_Written exercise_:
Set down the material exactly as given, please, from its first line through the line that includes "ms=3.3, mec='#3838cc', zorder=4)".

_Given information_:

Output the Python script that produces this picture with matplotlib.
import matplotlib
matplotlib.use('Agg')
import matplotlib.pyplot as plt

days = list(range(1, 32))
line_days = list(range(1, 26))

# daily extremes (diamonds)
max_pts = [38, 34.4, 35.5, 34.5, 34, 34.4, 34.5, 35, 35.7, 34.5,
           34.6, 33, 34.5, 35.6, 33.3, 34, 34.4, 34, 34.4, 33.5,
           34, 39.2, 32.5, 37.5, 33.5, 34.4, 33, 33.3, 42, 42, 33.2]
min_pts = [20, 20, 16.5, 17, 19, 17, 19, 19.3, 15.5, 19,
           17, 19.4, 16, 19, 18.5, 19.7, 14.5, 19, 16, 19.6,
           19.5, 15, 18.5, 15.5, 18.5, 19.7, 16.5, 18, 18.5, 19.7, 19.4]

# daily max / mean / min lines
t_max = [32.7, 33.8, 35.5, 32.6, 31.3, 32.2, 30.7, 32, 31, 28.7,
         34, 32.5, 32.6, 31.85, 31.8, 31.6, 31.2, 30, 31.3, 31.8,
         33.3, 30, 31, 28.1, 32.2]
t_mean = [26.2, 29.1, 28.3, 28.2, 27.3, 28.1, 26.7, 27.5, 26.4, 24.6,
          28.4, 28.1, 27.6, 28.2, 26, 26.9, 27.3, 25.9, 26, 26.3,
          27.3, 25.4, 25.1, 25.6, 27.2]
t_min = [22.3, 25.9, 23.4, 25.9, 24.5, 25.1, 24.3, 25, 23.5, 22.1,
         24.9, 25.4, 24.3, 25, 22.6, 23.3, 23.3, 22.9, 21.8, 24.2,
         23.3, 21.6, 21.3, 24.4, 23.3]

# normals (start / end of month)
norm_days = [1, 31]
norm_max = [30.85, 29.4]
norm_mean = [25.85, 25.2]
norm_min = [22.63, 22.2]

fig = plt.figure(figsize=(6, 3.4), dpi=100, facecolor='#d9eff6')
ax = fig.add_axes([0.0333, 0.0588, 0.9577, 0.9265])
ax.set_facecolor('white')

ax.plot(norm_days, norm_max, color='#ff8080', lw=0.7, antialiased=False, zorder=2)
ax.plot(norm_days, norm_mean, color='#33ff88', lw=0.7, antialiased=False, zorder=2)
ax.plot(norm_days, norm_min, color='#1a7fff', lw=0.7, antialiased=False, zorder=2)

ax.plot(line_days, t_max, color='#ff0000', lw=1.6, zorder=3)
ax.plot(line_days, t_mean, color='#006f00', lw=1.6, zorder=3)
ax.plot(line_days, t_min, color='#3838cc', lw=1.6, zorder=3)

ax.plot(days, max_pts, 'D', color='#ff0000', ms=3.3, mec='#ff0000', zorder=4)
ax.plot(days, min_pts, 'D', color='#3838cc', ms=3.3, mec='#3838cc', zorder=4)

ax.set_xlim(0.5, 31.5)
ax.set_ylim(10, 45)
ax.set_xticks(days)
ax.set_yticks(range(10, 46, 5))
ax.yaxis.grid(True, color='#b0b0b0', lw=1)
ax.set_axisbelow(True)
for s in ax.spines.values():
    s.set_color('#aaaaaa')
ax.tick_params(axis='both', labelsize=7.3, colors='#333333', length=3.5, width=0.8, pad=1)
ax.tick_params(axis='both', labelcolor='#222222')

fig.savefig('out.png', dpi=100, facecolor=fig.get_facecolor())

_Exercise result_:
Output the Python script that produces this picture with matplotlib.
import matplotlib
matplotlib.use('Agg')
import matplotlib.pyplot as plt

days = list(range(1, 32))
line_days = list(range(1, 26))

# daily extremes (diamonds)
max_pts = [38, 34.4, 35.5, 34.5, 34, 34.4, 34.5, 35, 35.7, 34.5,
           34.6, 33, 34.5, 35.6, 33.3, 34, 34.4, 34, 34.4, 33.5,
           34, 39.2, 32.5, 37.5, 33.5, 34.4, 33, 33.3, 42, 42, 33.2]
min_pts = [20, 20, 16.5, 17, 19, 17, 19, 19.3, 15.5, 19,
           17, 19.4, 16, 19, 18.5, 19.7, 14.5, 19, 16, 19.6,
           19.5, 15, 18.5, 15.5, 18.5, 19.7, 16.5, 18, 18.5, 19.7, 19.4]

# daily max / mean / min lines
t_max = [32.7, 33.8, 35.5, 32.6, 31.3, 32.2, 30.7, 32, 31, 28.7,
         34, 32.5, 32.6, 31.85, 31.8, 31.6, 31.2, 30, 31.3, 31.8,
         33.3, 30, 31, 28.1, 32.2]
t_mean = [26.2, 29.1, 28.3, 28.2, 27.3, 28.1, 26.7, 27.5, 26.4, 24.6,
          28.4, 28.1, 27.6, 28.2, 26, 26.9, 27.3, 25.9, 26, 26.3,
          27.3, 25.4, 25.1, 25.6, 27.2]
t_min = [22.3, 25.9, 23.4, 25.9, 24.5, 25.1, 24.3, 25, 23.5, 22.1,
         24.9, 25.4, 24.3, 25, 22.6, 23.3, 23.3, 22.9, 21.8, 24.2,
         23.3, 21.6, 21.3, 24.4, 23.3]

# normals (start / end of month)
norm_days = [1, 31]
norm_max = [30.85, 29.4]
norm_mean = [25.85, 25.2]
norm_min = [22.63, 22.2]

fig = plt.figure(figsize=(6, 3.4), dpi=100, facecolor='#d9eff6')
ax = fig.add_axes([0.0333, 0.0588, 0.9577, 0.9265])
ax.set_facecolor('white')

ax.plot(norm_days, norm_max, color='#ff8080', lw=0.7, antialiased=False, zorder=2)
ax.plot(norm_days, norm_mean, color='#33ff88', lw=0.7, antialiased=False, zorder=2)
ax.plot(norm_days, norm_min, color='#1a7fff', lw=0.7, antialiased=False, zorder=2)

ax.plot(line_days, t_max, color='#ff0000', lw=1.6, zorder=3)
ax.plot(line_days, t_mean, color='#006f00', lw=1.6, zorder=3)
ax.plot(line_days, t_min, color='#3838cc', lw=1.6, zorder=3)

ax.plot(days, max_pts, 'D', color='#ff0000', ms=3.3, mec='#ff0000', zorder=4)
ax.plot(days, min_pts, 'D', color='#3838cc', ms=3.3, mec='#3838cc', zorder=4)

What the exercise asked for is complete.